At the same time, the Pontifical Oriental Institute underwent a substantial change in the administrative structure, with the rector, Fr. James McCann and the deans of faculties of ecclesiastical sciences and Eastern cannon law, Phiippe Luisier and Michal Kuchera, all Jesuits, being removed from their positions. The April 14 order, signed by the Superior General of the Society of Jesus and vice chancellor of the institute, Fr. Adolfo Nicolás, did not give an explicit reason for the move, but the statement said that Fr. Nicolás “has begun a process of reorganizing the institute to contribute toward improving its service to the Eastern churches.”
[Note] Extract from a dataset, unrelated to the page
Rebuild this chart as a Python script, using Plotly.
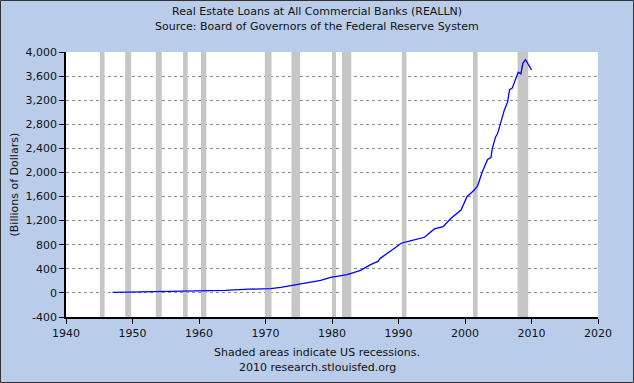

Egyptian-born Fr. Samir Khalil Samir, S.J. was named pro-rector to replace Fr. McCann during the transition. Frs. Sunny Thomas Kokkaravalayil and Edward Farrugia were named pro-deans of the cannon law faculty and Eastern Church Studies, respectively. All three have been teaching at the institute.
Fr. McCann told American Catholic News Service that he remains in Rome for the time being to “help with the transition” and the reorganization, “getting ready for the centennial of the institute in 2017.”
The reason for the abrupt dismissal that was done midway through the academic year is likely the controversy that has spanned over the last few years at the institute regarding irregular promotions of faculty members. The laudatio delivered in honor of Fr. Robert F. Taft, a long-time professor at the institute who retried in 2011, delivered by Stefano Parenti, a professor of Oriental liturgies at the Pontifical Antheneum of St. Anselm in Rome, decried some of the practices at the Pontifical Oriental Institute. He said, “We find ourselves facing what in politics is called a ‘systemic problem’ … This must be added to the precariousness of many contracts and the unusual ways of recruiting and promoting professors, according to which there are tenured professors, who in a good European or American state university, under the most favorable outcomes, would have remained assistants until retirement.”
The Pontifical Oriental Institute was founded in 1917 by Pope Benedict XV together with the Congregation for the Oriental Churches. In 1922, Pope Pius XI entrusted the institute to the Society of Jesus, reserving the appointment of the rector to the pope, at the independent suggestion of the Superior General after consulting with the Jesuit professors.